En 1864, le petit village d’Illfurth, dans le sud de l’Alsace, fut secoué par de mystérieux phénomènes qui défrayèrent la chronique. Dans la modeste famille Burner, deux jeunes frères, Joseph, 7 ans, et Theobald, 9 ans, se sont soudainement mis à tourner sur eux-mêmes, comme de vraies toupies. Ils s’en prenaient violemment aux meubles, se contorsionnant, convulsant, avant de basculer, des heures durant, dans un tel état de prostration qu’on les croyait morts. Ce mal étrange dura plusieurs années. Impuissante, la médecine ne parvint pas à les soigner et, rapidement, les autorités catholiques déclarèrent les deux enfants possédés par le démon, avant de procéder à leur exorcisme…
Un siècle et demi plus tard, mêlant son histoire personnelle à la sombre légende du village où il a passé son enfance, le comédien et metteur en scène Lionel Lingelser part sur les traces de ses propres démons. À travers le personnage d’Hélios, son alter ego de fiction, il remonte le courant de la mémoire pour affronter, sans faux-semblant, les épisodes de possession qui ont jalonné son parcours. Dans une succession de tableaux, d’allers-retours dans le temps et de fragments de vie entremêlés, il nous livre un récit d’une grâce folle : la métamorphose d’un apprenti comédien, découvrant la puissance salvatrice du théâtre. La scène comme un nouveau royaume, une forteresse inébranlable face aux assauts du réel, où ce jeune homme solaire, pleinement possédé par ses personnages, va peu à peu exorciser ses blessures intimes et se dévêtir d’un passé douloureux, pour cheminer vers la renaissance et la réconciliation.
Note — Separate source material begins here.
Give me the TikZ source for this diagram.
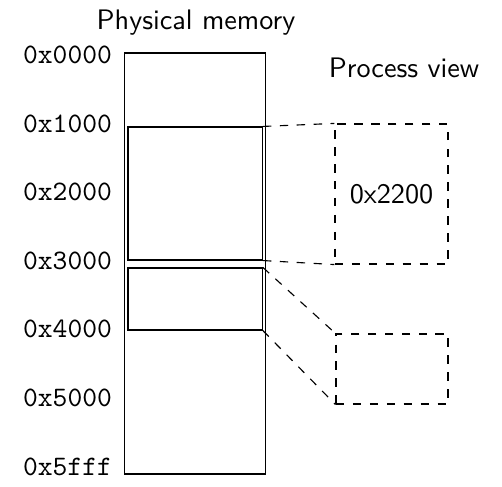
\documentclass[tikz,border=0pt]{standalone}
\usetikzlibrary{fit}
\begin{document}
\begin{tikzpicture}[x=0.3546pt, y=-0.3546pt,
  block/.style={draw, inner sep=0pt},
  view/.style={draw, dashed, inner sep=0pt},
  addr/.style={anchor=base east, inner sep=0pt, font=\ttfamily},
  caption/.style={anchor=base, inner sep=0pt, font=\sffamily},
  link/.style={draw, dashed}]
\useasboundingbox (0,0) rectangle (502,487);

% physical memory column and the two allocated blocks
\node[block, fit={(124.5,53)(265.3,474)}] (mem) {};
\node[block, fit={(128,127)(262.3,260)}] (blkA) {};
\node[block, fit={(128,268)(262.3,330)}] (blkB) {};

% address scale
\node[addr] (a0) at (112.5,64)    {0x0000};
\node[addr] (a1) at (112.5,132.5) {0x1000};
\node[addr] (a2) at (112.5,201)   {0x2000};
\node[addr] (a3) at (112.5,269.5) {0x3000};
\node[addr] (a4) at (112.5,338)   {0x4000};
\node[addr] (a5) at (112.5,406.5) {0x5000};
\node[addr] (a6) at (112.5,475)   {0x5fff};

% titles
\node[caption] (tphys) at (196,30) {Physical memory};
\node[caption] (tproc) at (404,78) {Process view};

% process view of the blocks
\node[view, fit={(335,124)(448,264)}] (viewA) {};
\node[view, fit={(336,334)(448,404)}] (viewB) {};
\node[inner sep=0pt, font=\sffamily] (off) at (viewA.center) {0x2200};

% mapping lines
\path[link] (blkA.north east) -- (viewA.north west);
\path[link] (blkA.south east) -- (viewA.south west);
\path[link] (blkB.north east) -- (viewB.north west);
\path[link] (blkB.south east) -- (viewB.south west);
\end{tikzpicture}
\end{document}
Avec ce magnifique seul-en-scène, acclamé en France depuis sa création et que nous nous réjouissons d’accueillir pour la première fois en Belgique, Lionel Lingelser nous invite à le suivre dans un voyage initiatique, un récit lumineux de résilience et d’émancipation. Entouré de ses fidèles complices du Munstrum Théâtre, il a confié son histoire intime à l'auteur Yann Verburgh, dont il interprète les mots à la façon d'une expérience cathartique, sidérante de justesse et d'intensité. Traçant une ligne de fuite entre ses traumas, le comédien navigue d’un personnage à l’autre pour transformer le plateau en un territoire de liberté et de reconstruction intime, qu’il arpente corps et âme. Il se met à nu, saute, tombe, se relève, danse, tirant les fils invisibles d’une histoire où les époques se croisent, où le réel et le merveilleux s’entremêlent, et où l’imaginaire devient le plus beau des refuges. Un hommage vibrant à la part d’enfance et d’innocence qui sommeille en nous.